— Job —
Return, without pictures, the lines from the start of the data through the one that contains "30.0, 20.0, 20.0]".

— Information provided —
* begin *

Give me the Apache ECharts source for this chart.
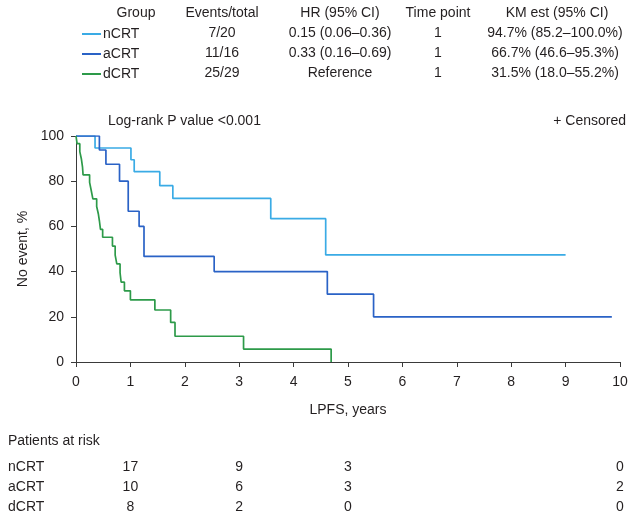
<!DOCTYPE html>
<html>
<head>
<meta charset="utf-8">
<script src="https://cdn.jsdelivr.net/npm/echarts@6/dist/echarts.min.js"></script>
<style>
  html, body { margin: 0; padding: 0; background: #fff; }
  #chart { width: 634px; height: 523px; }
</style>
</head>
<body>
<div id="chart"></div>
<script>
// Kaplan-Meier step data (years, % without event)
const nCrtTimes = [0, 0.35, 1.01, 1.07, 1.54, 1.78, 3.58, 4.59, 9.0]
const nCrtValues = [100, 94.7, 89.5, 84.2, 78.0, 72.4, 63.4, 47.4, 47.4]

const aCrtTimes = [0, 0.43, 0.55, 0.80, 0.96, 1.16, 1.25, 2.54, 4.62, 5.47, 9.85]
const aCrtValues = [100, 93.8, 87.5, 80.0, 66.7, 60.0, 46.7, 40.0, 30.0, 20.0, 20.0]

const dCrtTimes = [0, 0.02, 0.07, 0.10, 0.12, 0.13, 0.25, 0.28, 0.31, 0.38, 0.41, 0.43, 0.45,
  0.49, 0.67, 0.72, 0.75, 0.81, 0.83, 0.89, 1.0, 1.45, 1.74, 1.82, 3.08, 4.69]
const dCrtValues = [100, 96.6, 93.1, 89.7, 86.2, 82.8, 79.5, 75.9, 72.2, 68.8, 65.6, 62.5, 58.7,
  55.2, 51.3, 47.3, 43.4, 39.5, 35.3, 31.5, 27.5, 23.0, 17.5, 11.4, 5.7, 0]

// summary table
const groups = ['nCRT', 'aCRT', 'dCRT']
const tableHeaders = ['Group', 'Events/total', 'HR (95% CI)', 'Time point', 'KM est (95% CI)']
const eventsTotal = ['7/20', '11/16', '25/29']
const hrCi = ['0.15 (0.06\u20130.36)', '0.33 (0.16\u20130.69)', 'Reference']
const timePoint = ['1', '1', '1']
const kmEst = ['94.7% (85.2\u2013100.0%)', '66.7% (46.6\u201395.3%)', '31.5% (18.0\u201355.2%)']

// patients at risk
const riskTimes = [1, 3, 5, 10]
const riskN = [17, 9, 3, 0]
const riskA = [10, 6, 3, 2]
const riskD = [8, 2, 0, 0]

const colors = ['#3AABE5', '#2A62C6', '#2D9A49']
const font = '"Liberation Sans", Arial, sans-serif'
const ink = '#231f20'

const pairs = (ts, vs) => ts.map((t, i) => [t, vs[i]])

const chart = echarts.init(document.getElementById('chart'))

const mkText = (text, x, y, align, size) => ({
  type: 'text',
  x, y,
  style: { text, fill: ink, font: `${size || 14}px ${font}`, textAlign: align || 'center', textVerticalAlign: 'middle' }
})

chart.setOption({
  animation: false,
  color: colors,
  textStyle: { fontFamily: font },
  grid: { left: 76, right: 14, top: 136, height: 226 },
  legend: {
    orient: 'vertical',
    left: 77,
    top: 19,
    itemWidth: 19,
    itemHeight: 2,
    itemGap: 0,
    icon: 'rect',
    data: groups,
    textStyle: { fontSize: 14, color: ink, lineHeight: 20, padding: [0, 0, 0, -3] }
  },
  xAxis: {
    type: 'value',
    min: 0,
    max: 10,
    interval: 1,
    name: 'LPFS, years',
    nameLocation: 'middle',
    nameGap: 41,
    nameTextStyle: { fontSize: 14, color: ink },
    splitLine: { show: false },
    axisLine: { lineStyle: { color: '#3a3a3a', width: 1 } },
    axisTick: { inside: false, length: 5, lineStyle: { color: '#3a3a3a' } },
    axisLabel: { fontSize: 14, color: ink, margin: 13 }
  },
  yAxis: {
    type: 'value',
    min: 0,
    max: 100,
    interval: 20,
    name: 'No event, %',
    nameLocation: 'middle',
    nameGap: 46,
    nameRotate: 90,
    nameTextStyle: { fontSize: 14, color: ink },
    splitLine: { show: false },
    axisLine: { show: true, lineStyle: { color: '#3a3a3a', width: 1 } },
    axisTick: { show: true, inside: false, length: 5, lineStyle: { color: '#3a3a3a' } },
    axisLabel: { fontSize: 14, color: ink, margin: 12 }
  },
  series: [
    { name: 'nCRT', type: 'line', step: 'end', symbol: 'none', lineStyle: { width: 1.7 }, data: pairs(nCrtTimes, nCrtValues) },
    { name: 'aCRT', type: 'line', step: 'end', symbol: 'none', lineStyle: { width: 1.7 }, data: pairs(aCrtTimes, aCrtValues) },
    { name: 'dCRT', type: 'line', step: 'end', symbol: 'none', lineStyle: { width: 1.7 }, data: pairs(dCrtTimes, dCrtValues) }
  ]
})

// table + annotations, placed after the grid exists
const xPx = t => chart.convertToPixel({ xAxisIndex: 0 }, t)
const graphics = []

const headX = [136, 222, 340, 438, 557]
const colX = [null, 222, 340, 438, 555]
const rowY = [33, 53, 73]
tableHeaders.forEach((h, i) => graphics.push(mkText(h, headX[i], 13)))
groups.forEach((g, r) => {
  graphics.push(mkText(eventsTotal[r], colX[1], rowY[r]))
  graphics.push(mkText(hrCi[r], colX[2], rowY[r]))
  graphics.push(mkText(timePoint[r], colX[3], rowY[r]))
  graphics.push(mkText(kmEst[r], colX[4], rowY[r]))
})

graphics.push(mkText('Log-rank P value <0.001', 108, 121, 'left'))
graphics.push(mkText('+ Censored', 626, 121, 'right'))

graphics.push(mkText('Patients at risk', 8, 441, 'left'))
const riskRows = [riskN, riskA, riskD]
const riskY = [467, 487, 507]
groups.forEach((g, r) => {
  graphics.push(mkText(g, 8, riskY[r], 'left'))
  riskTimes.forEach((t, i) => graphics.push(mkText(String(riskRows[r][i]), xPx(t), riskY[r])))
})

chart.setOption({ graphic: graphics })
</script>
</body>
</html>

* end *

— Exercise result —
Give me the Apache ECharts source for this chart.
<!DOCTYPE html>
<html>
<head>
<meta charset="utf-8">
<script src="https://cdn.jsdelivr.net/npm/echarts@6/dist/echarts.min.js"></script>
<style>
  html, body { margin: 0; padding: 0; background: #fff; }
  #chart { width: 634px; height: 523px; }
</style>
</head>
<body>
<div id="chart"></div>
<script>
// Kaplan-Meier step data (years, % without event)
const nCrtTimes = [0, 0.35, 1.01, 1.07, 1.54, 1.78, 3.58, 4.59, 9.0]
const nCrtValues = [100, 94.7, 89.5, 84.2, 78.0, 72.4, 63.4, 47.4, 47.4]

const aCrtTimes = [0, 0.43, 0.55, 0.80, 0.96, 1.16, 1.25, 2.54, 4.62, 5.47, 9.85]
const aCrtValues = [100, 93.8, 87.5, 80.0, 66.7, 60.0, 46.7, 40.0, 30.0, 20.0, 20.0]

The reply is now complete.